B. The MAC Layer (The "Traffic Cop")
- The Challenge: If everyone shouts at once, no one hears anything. But waiting too long wastes battery.
- The ML Fix: Imagine a traffic cop who doesn't just use a timer, but watches the traffic flow. If the road is empty, they let cars speed through. If it's busy, they make cars wait. The underwater devices learn when it's quiet to shout and when to be quiet, saving massive amounts of energy.
- Result: They use the "airwaves" 2 to 3 times more efficiently than before.
C. The Network Layer (The "GPS Navigator")
- The Challenge: Sensors drift apart, breaking the path for messages.
- The ML Fix: Imagine a GPS that doesn't just show you the shortest path, but predicts where traffic jams (broken links) will happen before you get there. The devices learn to reroute messages around the "dead zones" automatically.
- Result: Messages get to their destination much more often, even if half the network is broken.
D. The Application Layer (The "Detective")
- The Challenge: Sensors collect terabytes of useless data (e.g., "water is 10°C" for 1,000 hours).
- The ML Fix: Instead of sending everything, the device acts like a detective. It only sends a message if it sees something interesting, like a shark, a leak, or a storm. It compresses the data so much that a huge file becomes a tiny text message.
- Result: They save 90% of the energy by not sending boring data.
3. The "Secret Weapons" (New Technologies)
The paper highlights some futuristic tools that make this possible:
- Federated Learning (The "Group Study" without Cheating): Imagine 100 students in different rooms trying to solve a math problem. Instead of sharing their answers (which might be secret), they share their learning tips. This lets them all get smarter without revealing their private data. This is crucial for military or commercial underwater networks.

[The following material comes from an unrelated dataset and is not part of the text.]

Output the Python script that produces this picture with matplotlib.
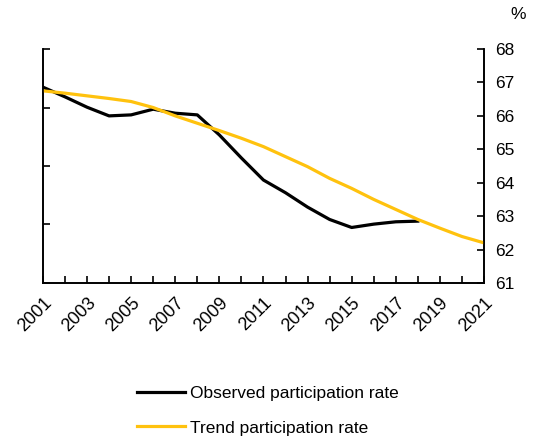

- Physics-Informed AI (The "Teacher's Assistant"): Instead of letting the AI guess blindly, we teach it the laws of physics (like how sound bends in water). It's like giving the student a textbook and letting them practice. This means they need far fewer examples to learn, saving millions of dollars on data collection.
- Digital Twins (The "Video Game Simulation"): Before sending a robot to the real ocean, we test it in a perfect virtual copy of the ocean. If it crashes in the game, we fix it without losing a real, expensive robot.
4. The Hurdles (Why isn't this everywhere yet?)
The authors are honest about the difficulties:
- The "Million-Dollar Dataset": To teach these robots, we need data. But collecting underwater data costs thousands of dollars per day. We don't have enough "textbooks" for the students to study.
- The "Tiny Brain": Underwater robots have tiny computers. We have to shrink the "smart brain" so it fits in a pocket without eating all the battery.
- The "Black Box": If an AI makes a mistake (like thinking a whale is a submarine), we need to know why. Currently, AI is often a "black box" where we don't know how it reached a conclusion.
5. The Future Vision
The paper ends with a hopeful vision for the future (2035 and beyond):
- The "Cognitive Ocean": Imagine the entire ocean covered in a smart net of sensors that talk to each other.
- Proactive Protection: Instead of waiting for a disaster (like an oil spill), the network predicts it and sends a robot to stop it before it happens.
- Symbiosis: The robots become so good at blending in that they can watch marine life without scaring it, helping us understand and protect the ocean like never before.
Summary
This paper is a guidebook for turning the ocean from a dark, silent, and dangerous place into a connected, intelligent, and observable world. By teaching underwater devices to learn, adapt, and collaborate, we can finally solve the problems that have kept us in the dark for centuries. It's not just about better technology; it's about saving the planet's largest ecosystem.